§ **What is asked**: Every entry below should be transcribed exactly; pictures stay out of the copy.

— begin Entries shown —

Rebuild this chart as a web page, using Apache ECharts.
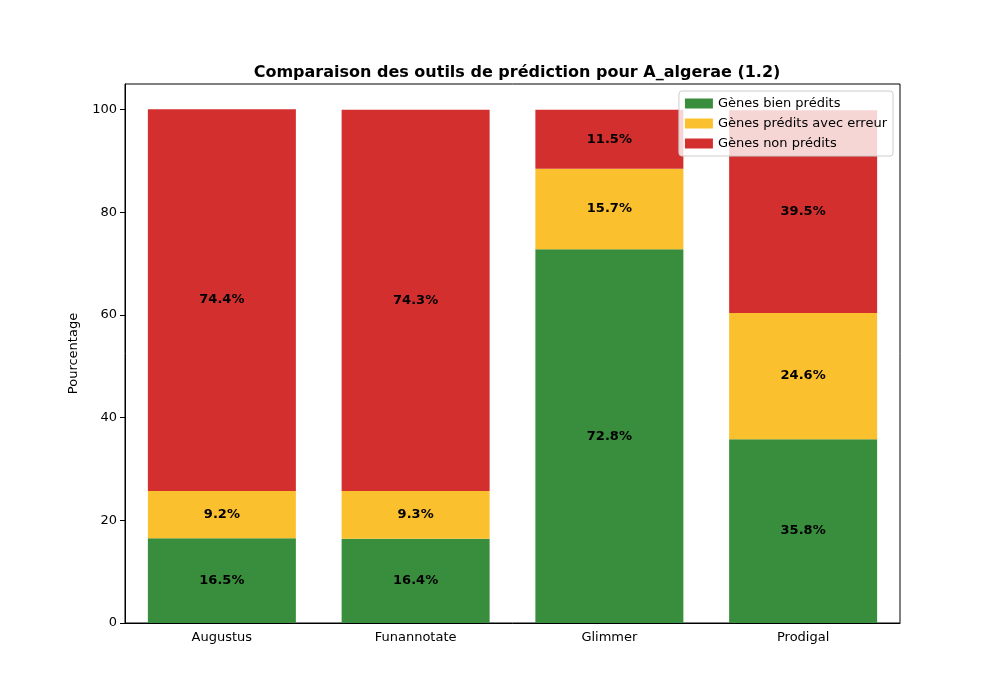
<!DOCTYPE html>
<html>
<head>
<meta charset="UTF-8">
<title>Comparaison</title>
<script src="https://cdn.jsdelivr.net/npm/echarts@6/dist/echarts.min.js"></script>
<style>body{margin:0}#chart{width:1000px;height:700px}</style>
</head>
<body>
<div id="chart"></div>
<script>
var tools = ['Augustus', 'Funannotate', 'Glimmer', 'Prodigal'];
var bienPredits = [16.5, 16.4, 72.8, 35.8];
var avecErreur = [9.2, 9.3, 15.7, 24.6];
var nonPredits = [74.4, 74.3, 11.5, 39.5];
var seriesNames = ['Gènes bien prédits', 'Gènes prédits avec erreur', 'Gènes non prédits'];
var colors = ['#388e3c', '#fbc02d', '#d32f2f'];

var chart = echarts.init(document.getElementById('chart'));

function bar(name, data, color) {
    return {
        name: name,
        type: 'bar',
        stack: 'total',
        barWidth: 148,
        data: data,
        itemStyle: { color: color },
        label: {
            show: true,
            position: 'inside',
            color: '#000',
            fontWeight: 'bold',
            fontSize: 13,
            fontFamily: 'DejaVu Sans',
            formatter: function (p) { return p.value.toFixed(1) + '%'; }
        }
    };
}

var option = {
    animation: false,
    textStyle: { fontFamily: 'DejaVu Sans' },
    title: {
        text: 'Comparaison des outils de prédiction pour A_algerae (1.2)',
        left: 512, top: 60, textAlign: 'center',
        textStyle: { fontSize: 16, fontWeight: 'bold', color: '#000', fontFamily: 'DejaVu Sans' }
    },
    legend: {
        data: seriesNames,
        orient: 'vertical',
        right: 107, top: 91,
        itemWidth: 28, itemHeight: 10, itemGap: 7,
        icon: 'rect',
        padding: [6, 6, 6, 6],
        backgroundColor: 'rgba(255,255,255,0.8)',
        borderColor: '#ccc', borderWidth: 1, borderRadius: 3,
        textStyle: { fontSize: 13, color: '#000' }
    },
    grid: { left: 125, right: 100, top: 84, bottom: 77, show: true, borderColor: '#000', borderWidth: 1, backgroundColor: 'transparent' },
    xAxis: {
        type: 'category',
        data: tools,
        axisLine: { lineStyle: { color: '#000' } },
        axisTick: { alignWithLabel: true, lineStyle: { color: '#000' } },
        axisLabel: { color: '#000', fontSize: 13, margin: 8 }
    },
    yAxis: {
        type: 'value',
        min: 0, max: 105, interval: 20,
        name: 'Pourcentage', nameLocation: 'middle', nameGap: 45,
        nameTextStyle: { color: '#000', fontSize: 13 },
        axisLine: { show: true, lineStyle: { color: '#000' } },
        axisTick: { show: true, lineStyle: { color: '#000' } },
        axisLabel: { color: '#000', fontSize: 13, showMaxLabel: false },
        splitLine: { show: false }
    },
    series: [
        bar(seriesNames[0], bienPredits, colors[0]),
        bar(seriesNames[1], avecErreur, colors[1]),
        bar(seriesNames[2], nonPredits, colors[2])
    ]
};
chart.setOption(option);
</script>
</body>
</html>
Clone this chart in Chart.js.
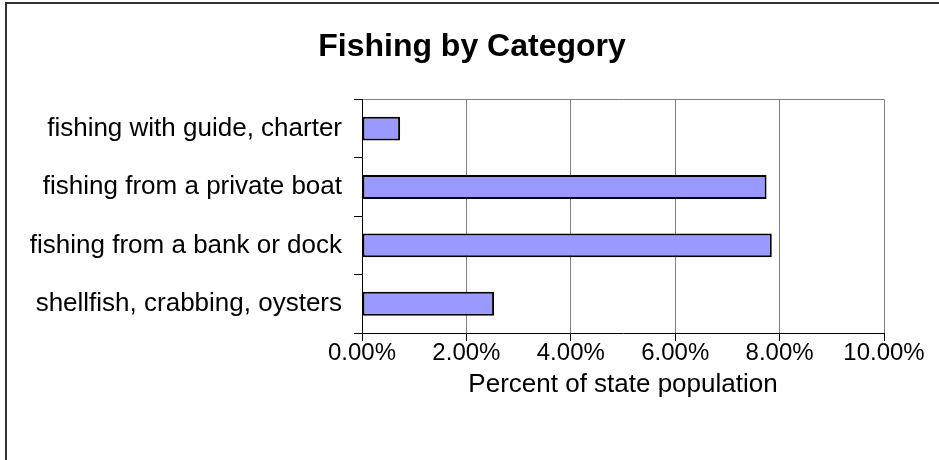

— end Entries shown —

§ **Expected answer**:
Rebuild this chart as a web page, using Apache ECharts.
<!DOCTYPE html>
<html>
<head>
<meta charset="UTF-8">
<title>Comparaison</title>
<script src="https://cdn.jsdelivr.net/npm/echarts@6/dist/echarts.min.js"></script>
<style>body{margin:0}#chart{width:1000px;height:700px}</style>
</head>
<body>
<div id="chart"></div>
<script>
var tools = ['Augustus', 'Funannotate', 'Glimmer', 'Prodigal'];
var bienPredits = [16.5, 16.4, 72.8, 35.8];
var avecErreur = [9.2, 9.3, 15.7, 24.6];
var nonPredits = [74.4, 74.3, 11.5, 39.5];
var seriesNames = ['Gènes bien prédits', 'Gènes prédits avec erreur', 'Gènes non prédits'];
var colors = ['#388e3c', '#fbc02d', '#d32f2f'];

var chart = echarts.init(document.getElementById('chart'));

function bar(name, data, color) {
    return {
        name: name,
        type: 'bar',
        stack: 'total',
        barWidth: 148,
        data: data,
        itemStyle: { color: color },
        label: {
            show: true,
            position: 'inside',
            color: '#000',
            fontWeight: 'bold',
            fontSize: 13,
            fontFamily: 'DejaVu Sans',
            formatter: function (p) { return p.value.toFixed(1) + '%'; }
        }
    };
}

var option = {
    animation: false,
    textStyle: { fontFamily: 'DejaVu Sans' },
    title: {
        text: 'Comparaison des outils de prédiction pour A_algerae (1.2)',
        left: 512, top: 60, textAlign: 'center',
        textStyle: { fontSize: 16, fontWeight: 'bold', color: '#000', fontFamily: 'DejaVu Sans' }
    },
    legend: {
        data: seriesNames,
        orient: 'vertical',
        right: 107, top: 91,
        itemWidth: 28, itemHeight: 10, itemGap: 7,
        icon: 'rect',
        padding: [6, 6, 6, 6],
        backgroundColor: 'rgba(255,255,255,0.8)',
        borderColor: '#ccc', borderWidth: 1, borderRadius: 3,
        textStyle: { fontSize: 13, color: '#000' }
    },
    grid: { left: 125, right: 100, top: 84, bottom: 77, show: true, borderColor: '#000', borderWidth: 1, backgroundColor: 'transparent' },
    xAxis: {
        type: 'category',
        data: tools,
        axisLine: { lineStyle: { color: '#000' } },
        axisTick: { alignWithLabel: true, lineStyle: { color: '#000' } },
        axisLabel: { color: '#000', fontSize: 13, margin: 8 }
    },
    yAxis: {
        type: 'value',
        min: 0, max: 105, interval: 20,
        name: 'Pourcentage', nameLocation: 'middle', nameGap: 45,
        nameTextStyle: { color: '#000', fontSize: 13 },
        axisLine: { show: true, lineStyle: { color: '#000' } },
        axisTick: { show: true, lineStyle: { color: '#000' } },
        axisLabel: { color: '#000', fontSize: 13, showMaxLabel: false },
        splitLine: { show: false }
    },
    series: [
        bar(seriesNames[0], bienPredits, colors[0]),
        bar(seriesNames[1], avecErreur, colors[1]),
        bar(seriesNames[2], nonPredits, colors[2])
    ]
};
chart.setOption(option);
</script>
</body>
</html>
Clone this chart in Chart.js.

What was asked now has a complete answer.